The company had been aware that a shift toward recurring revenues was necessary for several years, but a tough economy jolted that priority into high-gear.

Bradford Caron

Increasing under-contract service revenue from 15 to 33 percent isn’t easy, and neither was putting the plan in place.

Dec. 06, 2011 — by Tom LeBlanc
Bradford Caron, president of Signet Electronic Systems, let his guard down for a moment while I interviewed him about his goal of increasing the company’s under-contract service revenue from 15 percent to 33 percent of its overall business.

Pride in customer service had been a staple of Signet since it was founded in 1974. One of its key manufacturer reps, Salvador Marinello, educational regional manager for Rauland-Borg, confirms.

“They are always engaged with the customer, always on top of customer service, Frankly, I’d like to see some of my other [dealers] that read your magazine emulate Signet’s approach to customer service.”

What had not been a staple of Signet’s operations, however, was getting paid for post-installation service and consultation. It must be difficult, I suggested to Caron, for Signet’s sales people to tell its long-time clients who are accustomed to high-level service for free that they now have to pay for it.

Caron threw his head back and laughed. “You must have been a fly on the wall during some of our meetings.” He recalled that some clients would politely decline the proposed service contracts and “tell us they’ll stick with the service they already have.”

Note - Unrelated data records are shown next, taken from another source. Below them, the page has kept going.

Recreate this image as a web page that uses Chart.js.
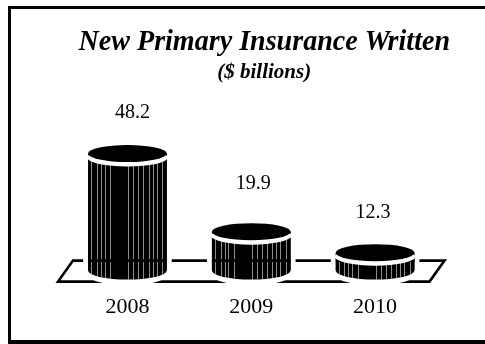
<!DOCTYPE html>
<html>
<head>
<meta charset="utf-8">
<script src="https://cdn.jsdelivr.net/npm/chart.js@4/dist/chart.umd.min.js"></script>
<style>
  html, body { margin: 0; padding: 0; background: #fff; overflow: hidden; }
  #page { position: relative; width: 485px; height: 344px; }
  #frame { position: absolute; left: 8px; top: 6px; right: 0; bottom: 0;
           border: solid #000; border-width: 3px 0 4px 3px; }
  canvas { position: absolute; left: 0; top: 0; }
</style>
</head>
<body>
<div id="page">
  <div id="frame"></div>
  <canvas id="chart" width="485" height="344"></canvas>
</div>
<script>
const categories = ['2008', '2009', '2010'];
const premiumWritten = [48.2, 19.9, 12.3];
const valueLabels = ['48.2', '19.9', '12.3'];
const titleText = 'New Primary Insurance Written';
const subtitleText = '($ billions)';

// The value axis starts above zero, as the cylinders rise from a raised floor.
const axisFloor = 5.8;
const axisCeiling = 70;

const SERIF = '"Liberation Serif", "Times New Roman", serif';
const RIB_STOPS = [0.04, 0.11, 0.16, 0.21, 0.28, 0.51, 0.57, 0.64, 0.70, 0.77, 0.82, 0.87, 0.94];
const LABEL_LIFT = [41, 48, 40];
const LABEL_SHIFT = [5, 2, -2];

function platformPath(ctx, area, baseY) {
  const slant = 7.5, up = 10, down = 11;
  ctx.beginPath();
  ctx.moveTo(area.left + slant, baseY - up);
  ctx.lineTo(area.right + slant, baseY - up);
  ctx.lineTo(area.right - slant, baseY + down);
  ctx.lineTo(area.left - slant, baseY + down);
  ctx.closePath();
}

const cylinders = {
  id: 'cylinders',
  afterLayout(chart) {
    // Centre both headings over the drawing rather than over the canvas.
    for (const box of chart.boxes) {
      if (box.options && box.options.text) { box.left += 13; box.right += 13; }
    }
  },
  beforeDatasetsDraw(chart) {
    const { ctx, chartArea, scales } = chart;
    const baseY = scales.y.getPixelForValue(axisFloor);
    ctx.save();
    ctx.strokeStyle = '#000';
    ctx.lineWidth = 2.6;
    ctx.lineJoin = 'miter';
    platformPath(ctx, chartArea, baseY);
    ctx.stroke();
    // White halo that separates each cylinder from the platform outline.
    ctx.fillStyle = '#fff';
    chart.getDatasetMeta(0).data.forEach((bar) => {
      const half = bar.width / 2 + 5;
      ctx.fillRect(bar.x - half, bar.y, half * 2, baseY - bar.y);
      ctx.beginPath();
      ctx.ellipse(bar.x, baseY, half, 15, 0, 0, Math.PI * 2);
      ctx.fill();
    });
    ctx.restore();
  },
  afterDatasetsDraw(chart) {
    const { ctx, chartArea, scales } = chart;
    const baseY = scales.y.getPixelForValue(axisFloor);
    chart.getDatasetMeta(0).data.forEach((bar, i) => {
      const half = bar.width / 2;
      const left = bar.x - half;

      ctx.save();
      ctx.beginPath();
      ctx.ellipse(bar.x, baseY, half, 9, 0, 0, Math.PI);
      ctx.lineTo(left, bar.y);
      ctx.lineTo(left + bar.width, bar.y);
      ctx.closePath();
      ctx.fillStyle = '#000';
      ctx.fill();
      ctx.clip();

      // Vertical ribs, crowded towards the edges of the drum.
      ctx.strokeStyle = 'rgba(255,255,255,0.55)';
      ctx.lineWidth = 1;
      RIB_STOPS.forEach((stop) => {
        const x = Math.round(left + stop * bar.width) + 0.5;
        ctx.beginPath();
        ctx.moveTo(x, bar.y);
        ctx.lineTo(x, baseY + 10);
        ctx.stroke();
      });

      // The platform's back edge stays visible across the ribs.
      ctx.strokeStyle = '#000';
      ctx.lineWidth = 2.6;
      platformPath(ctx, chartArea, baseY);
      ctx.stroke();
      ctx.restore();

      // Lid with its white rim.
      ctx.save();
      ctx.fillStyle = '#fff';
      ctx.beginPath();
      ctx.ellipse(bar.x, bar.y + 4, half + 1, 9, 0, 0, Math.PI * 2);
      ctx.fill();
      ctx.fillStyle = '#000';
      ctx.beginPath();
      ctx.ellipse(bar.x, bar.y, half, 8.5, 0, 0, Math.PI * 2);
      ctx.fill();

      // Value above the cylinder.
      ctx.font = '20px ' + SERIF;
      ctx.textAlign = 'center';
      ctx.textBaseline = 'middle';
      ctx.fillText(valueLabels[i], bar.x + LABEL_SHIFT[i], bar.y - LABEL_LIFT[i]);
      ctx.restore();
    });
  }
};

new Chart(document.getElementById('chart'), {
  type: 'bar',
  data: {
    labels: categories,
    datasets: [{
      data: premiumWritten,
      backgroundColor: '#000',
      borderWidth: 0,
      categoryPercentage: 1,
      barPercentage: 0.635
    }]
  },
  plugins: [cylinders],
  options: {
    responsive: false,
    animation: false,
    layout: { padding: { left: 65.5, right: 48, top: 0, bottom: 1 } },
    plugins: {
      legend: { display: false },
      tooltip: { enabled: false },
      title: {
        display: true,
        text: titleText,
        color: '#000',
        font: { family: SERIF, size: 29.3, weight: 'bold', style: 'italic' },
        padding: { top: 24.4, bottom: 0.5 }
      },
      subtitle: {
        display: true,
        text: subtitleText,
        color: '#000',
        font: { family: SERIF, size: 21, weight: 'bold', style: 'italic' },
        padding: { top: 0, bottom: 8.1 }
      }
    },
    scales: {
      x: {
        grid: { display: false, drawTicks: false },
        border: { display: false },
        ticks: { color: '#000', padding: 23, maxRotation: 0, autoSkip: false,
                 font: { family: SERIF, size: 22 } }
      },
      y: { display: false, min: axisFloor, max: axisCeiling }
    }
  }
});
</script>
</body>
</html>
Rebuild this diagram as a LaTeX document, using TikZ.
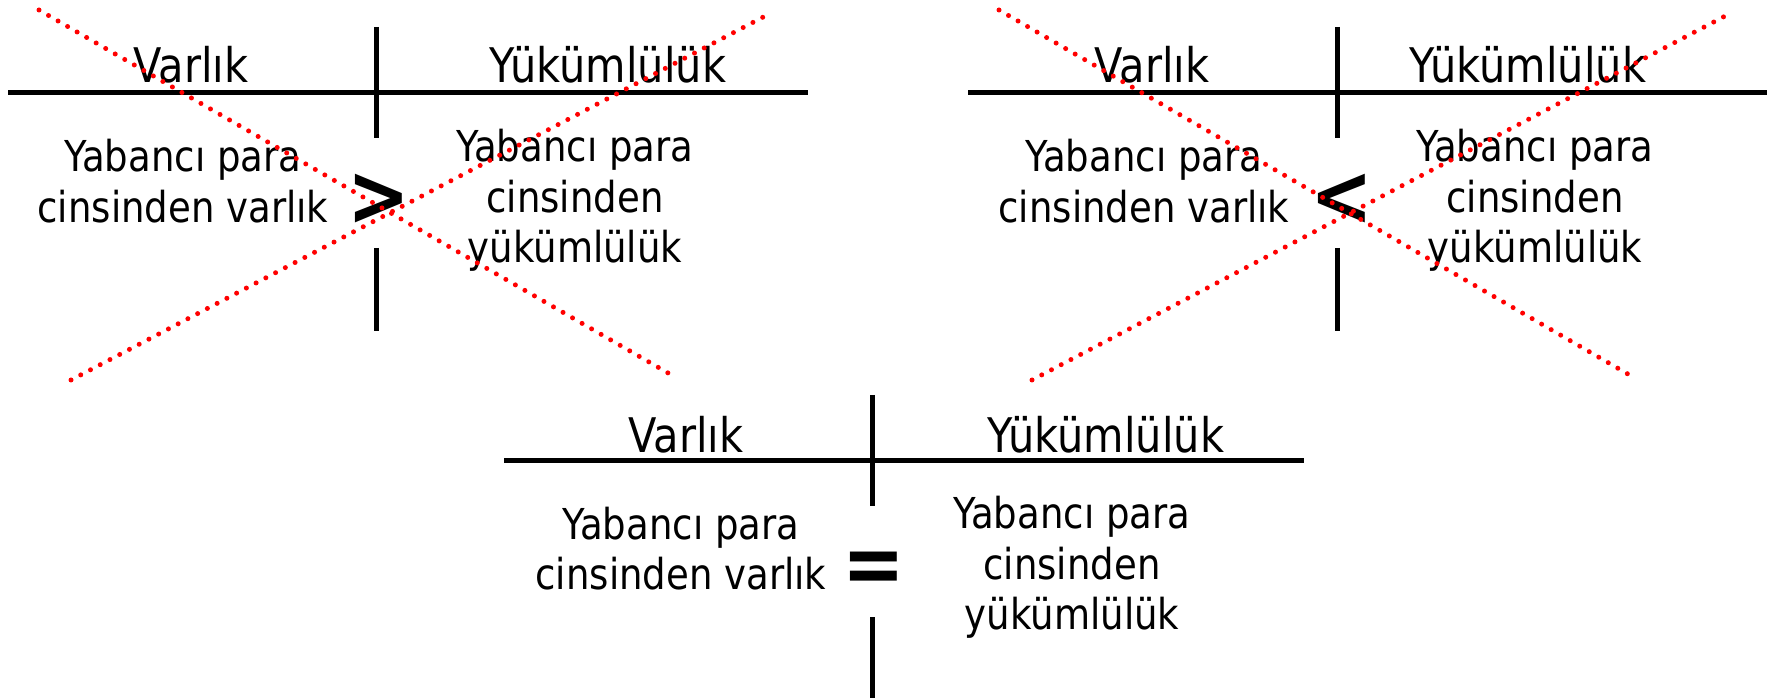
\documentclass[tikz,border=0pt]{standalone}
\usepackage{fontspec}
\setmainfont{DejaVu Sans}[FakeStretch=0.87]
\begin{document}
\begin{tikzpicture}[x=0.5pt,y=-0.5pt,
  rule/.style={line width=2.5pt,black},
  cross/.style={red,line width=2.5pt,line cap=round,dash pattern=on 0pt off 5.5pt},
  hdr/.style={font=\fontsize{23.85pt}{28pt}\selectfont,anchor=base,inner sep=0pt},
  body/.style={font=\fontsize{21.3pt}{25.25pt}\selectfont,anchor=base,inner sep=0pt},
  sym/.style={font=\bfseries\fontsize{43pt}{50pt}\selectfont,inner sep=0pt}]
\useasboundingbox (0,0) rectangle (1769,700);

% group 1 (top left)
\begin{scope}[shift={(376,93)}]
\draw[rule] (-368,0) -- (432,0);
\draw[rule] (0,-66) -- (0,45);
\draw[rule] (0,155) -- (0,238);
\node[hdr] (a-h1) at (-185,-10) {Varlık};
\node[hdr] (a-h2) at (232,-10) {Yükümlülük};
\node[body] (a-l) at (-193,79) {\begin{tabular}[t]{@{}c@{}}Yabancı para\\cinsinden varlık\end{tabular}};
\node[body] (a-r) at (199,69) {\begin{tabular}[t]{@{}c@{}}Yabancı para\\cinsinden\\yükümlülük\end{tabular}};
\node[sym] (a-s) at (3,107) {>};
\end{scope}

% group 2 (top right)
\begin{scope}[shift={(1337,93)}]
\draw[rule] (-369,0) -- (430,0);
\draw[rule] (0,-66) -- (0,45);
\draw[rule] (0,155) -- (0,238);
\node[hdr] (b-h1) at (-185,-10) {Varlık};
\node[hdr] (b-h2) at (191,-10) {Yükümlülük};
\node[body] (b-l) at (-193,79) {\begin{tabular}[t]{@{}c@{}}Yabancı para\\cinsinden varlık\end{tabular}};
\node[body] (b-r) at (198,69) {\begin{tabular}[t]{@{}c@{}}Yabancı para\\cinsinden\\yükümlülük\end{tabular}};
\node[sym] (b-s) at (5,107) {<};
\end{scope}

% group 3 (bottom)
\begin{scope}[shift={(872,461)}]
\draw[rule] (-368,0) -- (432,0);
\draw[rule] (0,-66) -- (0,45);
\draw[rule] (0,156) -- (0,237);
\node[hdr] (c-h1) at (-186,-9) {Varlık};
\node[hdr] (c-h2) at (234,-9) {Yükümlülük};
\node[body] (c-l) at (-191,78) {\begin{tabular}[t]{@{}c@{}}Yabancı para\\cinsinden varlık\end{tabular}};
\node[body] (c-r) at (200,68) {\begin{tabular}[t]{@{}c@{}}Yabancı para\\cinsinden\\yükümlülük\end{tabular}};
\node[sym] (c-s) at (2,112) {=};
\end{scope}

% red crosses
\draw[cross] (39,10) -- (675,377);
\draw[cross] (71,380) -- (769,14);
\draw[cross] (999,10) -- (1633,377);
\draw[cross] (1032,380) -- (1729,14);
\end{tikzpicture}
\end{document}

It is very challenging, but necessary for integrators to embrace a service-based revenue model. “Not only do [service] agreements provide a source of dependable, consistent revenue, but it allows us to plan and better support our clients,” Caron said. Also, service revenue isn’t dependent on ever-dwindling product profit margins; it’s something that a savvy integrator can control.

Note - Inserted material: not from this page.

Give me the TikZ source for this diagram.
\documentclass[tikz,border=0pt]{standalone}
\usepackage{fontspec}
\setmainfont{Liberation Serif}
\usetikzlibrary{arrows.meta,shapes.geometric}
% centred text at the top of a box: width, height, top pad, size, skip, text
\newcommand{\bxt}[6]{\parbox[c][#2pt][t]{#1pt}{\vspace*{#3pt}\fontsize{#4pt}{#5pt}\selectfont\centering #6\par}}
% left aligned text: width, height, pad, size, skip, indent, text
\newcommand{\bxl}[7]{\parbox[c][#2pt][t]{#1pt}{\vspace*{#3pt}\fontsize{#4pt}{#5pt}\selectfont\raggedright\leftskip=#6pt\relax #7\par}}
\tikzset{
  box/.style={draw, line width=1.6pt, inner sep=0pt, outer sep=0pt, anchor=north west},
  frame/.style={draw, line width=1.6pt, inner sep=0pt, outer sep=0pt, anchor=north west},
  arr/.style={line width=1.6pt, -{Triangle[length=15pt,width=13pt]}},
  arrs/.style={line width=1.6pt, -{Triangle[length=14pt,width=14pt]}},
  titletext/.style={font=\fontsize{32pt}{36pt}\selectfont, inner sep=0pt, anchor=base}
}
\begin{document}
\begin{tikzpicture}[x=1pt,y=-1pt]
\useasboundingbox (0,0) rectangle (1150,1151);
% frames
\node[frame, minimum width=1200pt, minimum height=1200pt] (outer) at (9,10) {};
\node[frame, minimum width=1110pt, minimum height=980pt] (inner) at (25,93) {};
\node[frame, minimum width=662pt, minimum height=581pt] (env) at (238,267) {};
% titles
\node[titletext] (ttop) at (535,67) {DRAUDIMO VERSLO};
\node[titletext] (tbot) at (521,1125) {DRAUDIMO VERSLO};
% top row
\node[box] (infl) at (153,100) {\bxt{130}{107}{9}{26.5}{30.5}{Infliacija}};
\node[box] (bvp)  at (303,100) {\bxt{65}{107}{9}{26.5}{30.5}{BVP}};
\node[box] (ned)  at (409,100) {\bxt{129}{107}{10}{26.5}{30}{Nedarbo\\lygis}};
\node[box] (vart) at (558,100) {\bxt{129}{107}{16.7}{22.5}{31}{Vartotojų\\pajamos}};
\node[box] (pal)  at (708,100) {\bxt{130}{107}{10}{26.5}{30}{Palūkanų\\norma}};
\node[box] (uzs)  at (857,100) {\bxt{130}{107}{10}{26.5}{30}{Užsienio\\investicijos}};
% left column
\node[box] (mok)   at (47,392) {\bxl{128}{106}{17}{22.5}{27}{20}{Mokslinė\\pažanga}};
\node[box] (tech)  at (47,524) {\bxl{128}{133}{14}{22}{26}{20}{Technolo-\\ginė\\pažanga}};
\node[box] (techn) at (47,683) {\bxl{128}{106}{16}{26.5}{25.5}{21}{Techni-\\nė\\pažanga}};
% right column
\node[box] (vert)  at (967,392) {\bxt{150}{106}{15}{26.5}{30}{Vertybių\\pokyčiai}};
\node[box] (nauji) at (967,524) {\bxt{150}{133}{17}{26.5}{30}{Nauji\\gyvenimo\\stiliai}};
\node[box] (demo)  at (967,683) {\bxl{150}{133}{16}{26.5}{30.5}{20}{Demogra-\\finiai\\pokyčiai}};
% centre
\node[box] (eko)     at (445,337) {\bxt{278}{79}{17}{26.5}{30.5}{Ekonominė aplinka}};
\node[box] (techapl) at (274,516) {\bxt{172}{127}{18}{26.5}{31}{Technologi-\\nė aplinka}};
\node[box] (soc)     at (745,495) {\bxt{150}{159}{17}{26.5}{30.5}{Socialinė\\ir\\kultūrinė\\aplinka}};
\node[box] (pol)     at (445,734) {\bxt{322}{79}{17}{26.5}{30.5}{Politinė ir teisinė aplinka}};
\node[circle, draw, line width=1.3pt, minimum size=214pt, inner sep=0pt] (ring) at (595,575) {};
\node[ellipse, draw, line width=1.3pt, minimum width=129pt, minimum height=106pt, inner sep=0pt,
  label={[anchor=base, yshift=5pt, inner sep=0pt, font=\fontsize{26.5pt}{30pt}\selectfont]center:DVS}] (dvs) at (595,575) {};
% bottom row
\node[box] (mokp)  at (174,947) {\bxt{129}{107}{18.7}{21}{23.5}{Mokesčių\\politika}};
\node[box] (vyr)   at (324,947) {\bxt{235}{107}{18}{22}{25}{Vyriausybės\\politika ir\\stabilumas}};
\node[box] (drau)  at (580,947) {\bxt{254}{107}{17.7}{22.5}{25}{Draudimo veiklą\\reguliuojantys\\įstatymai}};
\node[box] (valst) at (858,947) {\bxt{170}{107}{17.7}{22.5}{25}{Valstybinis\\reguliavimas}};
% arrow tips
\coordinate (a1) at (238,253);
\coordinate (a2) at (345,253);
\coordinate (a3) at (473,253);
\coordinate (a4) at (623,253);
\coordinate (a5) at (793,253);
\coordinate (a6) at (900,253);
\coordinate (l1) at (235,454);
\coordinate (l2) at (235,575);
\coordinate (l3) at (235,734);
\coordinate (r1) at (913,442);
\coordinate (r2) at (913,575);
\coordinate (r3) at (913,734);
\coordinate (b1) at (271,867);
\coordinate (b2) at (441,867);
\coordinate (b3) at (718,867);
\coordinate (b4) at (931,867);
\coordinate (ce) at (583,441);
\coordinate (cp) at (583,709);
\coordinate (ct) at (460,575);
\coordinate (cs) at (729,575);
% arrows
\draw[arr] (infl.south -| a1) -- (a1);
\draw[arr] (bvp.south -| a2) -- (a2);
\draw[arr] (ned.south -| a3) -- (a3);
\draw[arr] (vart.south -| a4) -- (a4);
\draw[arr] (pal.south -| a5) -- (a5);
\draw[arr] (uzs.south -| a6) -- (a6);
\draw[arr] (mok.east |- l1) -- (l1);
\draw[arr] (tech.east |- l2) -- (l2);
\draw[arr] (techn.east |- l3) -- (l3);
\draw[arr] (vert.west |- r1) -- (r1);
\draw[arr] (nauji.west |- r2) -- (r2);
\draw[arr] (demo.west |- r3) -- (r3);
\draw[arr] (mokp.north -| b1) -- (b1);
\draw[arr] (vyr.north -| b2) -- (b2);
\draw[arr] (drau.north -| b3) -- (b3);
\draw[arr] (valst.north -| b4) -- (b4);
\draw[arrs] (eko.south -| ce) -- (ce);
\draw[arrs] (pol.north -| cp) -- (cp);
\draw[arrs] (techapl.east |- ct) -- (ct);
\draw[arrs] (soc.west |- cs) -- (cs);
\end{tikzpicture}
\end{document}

Signet really began to appreciate that during the recession. The company had been aware that a shift toward recurring revenues was necessary for several years, but a tough economy jolted that priority into high-gear.

One way to get over the hump with clients that Signet discovered was including extra incentive in service contracts. Its custom-created agreements promise clients better response times, longer warranties, employee training and deeper discounts. Those discounts are the result of manufacturers’ support for the programs, Caron pointed out.

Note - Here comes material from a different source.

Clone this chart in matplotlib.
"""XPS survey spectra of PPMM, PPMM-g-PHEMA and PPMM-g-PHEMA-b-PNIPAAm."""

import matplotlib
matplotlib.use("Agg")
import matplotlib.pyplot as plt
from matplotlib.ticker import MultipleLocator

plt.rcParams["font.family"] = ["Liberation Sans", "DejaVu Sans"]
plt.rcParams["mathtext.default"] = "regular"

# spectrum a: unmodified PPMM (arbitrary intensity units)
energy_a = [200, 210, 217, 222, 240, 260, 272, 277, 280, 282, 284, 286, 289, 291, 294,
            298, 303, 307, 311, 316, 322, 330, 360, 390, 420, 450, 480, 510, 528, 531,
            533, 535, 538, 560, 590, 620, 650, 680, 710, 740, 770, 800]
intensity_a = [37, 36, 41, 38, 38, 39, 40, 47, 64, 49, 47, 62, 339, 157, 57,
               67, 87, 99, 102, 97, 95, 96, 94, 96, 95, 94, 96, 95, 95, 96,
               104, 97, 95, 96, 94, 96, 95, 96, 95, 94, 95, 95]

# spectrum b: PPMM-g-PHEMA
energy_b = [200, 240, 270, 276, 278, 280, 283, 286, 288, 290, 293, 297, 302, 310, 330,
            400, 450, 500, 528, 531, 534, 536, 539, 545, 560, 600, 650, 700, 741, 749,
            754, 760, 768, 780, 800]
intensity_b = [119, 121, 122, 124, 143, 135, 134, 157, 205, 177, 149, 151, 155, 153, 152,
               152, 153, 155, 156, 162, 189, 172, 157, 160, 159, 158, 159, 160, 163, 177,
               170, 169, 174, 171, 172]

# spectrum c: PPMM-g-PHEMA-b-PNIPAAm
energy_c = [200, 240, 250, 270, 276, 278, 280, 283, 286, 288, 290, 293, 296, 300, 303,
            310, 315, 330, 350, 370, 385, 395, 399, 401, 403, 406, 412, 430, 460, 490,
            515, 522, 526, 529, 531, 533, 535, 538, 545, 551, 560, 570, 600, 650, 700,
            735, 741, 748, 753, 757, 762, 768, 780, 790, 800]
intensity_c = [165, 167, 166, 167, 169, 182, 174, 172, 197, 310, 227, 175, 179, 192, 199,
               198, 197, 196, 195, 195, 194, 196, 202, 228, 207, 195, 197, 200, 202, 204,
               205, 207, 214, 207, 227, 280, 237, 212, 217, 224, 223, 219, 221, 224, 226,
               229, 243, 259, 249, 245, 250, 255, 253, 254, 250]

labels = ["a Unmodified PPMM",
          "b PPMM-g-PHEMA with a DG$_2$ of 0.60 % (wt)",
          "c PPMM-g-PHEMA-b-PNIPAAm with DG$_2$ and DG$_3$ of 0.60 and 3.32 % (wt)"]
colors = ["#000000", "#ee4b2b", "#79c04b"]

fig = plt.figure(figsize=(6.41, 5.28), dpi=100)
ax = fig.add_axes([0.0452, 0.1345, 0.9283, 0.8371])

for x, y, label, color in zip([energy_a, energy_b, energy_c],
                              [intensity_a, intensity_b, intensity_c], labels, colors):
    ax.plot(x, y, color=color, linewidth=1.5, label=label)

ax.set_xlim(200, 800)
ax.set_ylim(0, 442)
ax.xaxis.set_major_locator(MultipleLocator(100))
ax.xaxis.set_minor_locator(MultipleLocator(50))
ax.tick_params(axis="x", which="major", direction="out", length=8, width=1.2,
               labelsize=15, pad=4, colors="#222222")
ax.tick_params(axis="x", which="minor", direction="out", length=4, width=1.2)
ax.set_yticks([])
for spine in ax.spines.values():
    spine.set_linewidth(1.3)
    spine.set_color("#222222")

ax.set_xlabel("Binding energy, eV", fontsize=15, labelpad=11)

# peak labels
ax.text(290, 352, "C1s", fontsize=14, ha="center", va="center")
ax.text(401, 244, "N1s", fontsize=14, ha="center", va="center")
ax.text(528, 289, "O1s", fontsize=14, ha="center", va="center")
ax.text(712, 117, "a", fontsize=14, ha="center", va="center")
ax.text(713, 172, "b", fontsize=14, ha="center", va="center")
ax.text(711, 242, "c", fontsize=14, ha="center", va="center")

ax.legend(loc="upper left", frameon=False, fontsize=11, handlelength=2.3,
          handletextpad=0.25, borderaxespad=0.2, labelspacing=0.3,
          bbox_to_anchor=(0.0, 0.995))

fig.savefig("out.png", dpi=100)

Signet offers service agreements for all of its systems, which include security, life safety, audio/video, nurse call and communications. Caron says the company now has “tremendous success” with the service contract program.

Transparency of the contracts is a key to the program’s success, said VP Daniel Chauvin. “They haven’t been a tough sell once [the clients] can see what we’re bringing to the table,” he said. “It gives them a certain amount of certainly about what service they’ll be getting and it puts their costs in a box.”

Of course, service revenue comes at a price. Signet invested in ramping up its infrastructure. It hired full-time service sales reps entirely dedicated to selling contracts. Meanwhile, the Norwell, Mass.-based integrator, which serves all of New England, had to become more geographically strategic about hiring technicians so they can deliver on guaranteed response times.

Based on what Chauvin, who heads up Signet’s low-voltage integration division, sees in the field, he says Caron’s goal of increasing under-contract service revenue from 15 percent to over a third of the company’s proceeds is “definitely attainable.”

That’s the thing about service. Even a success story is always a work in progress.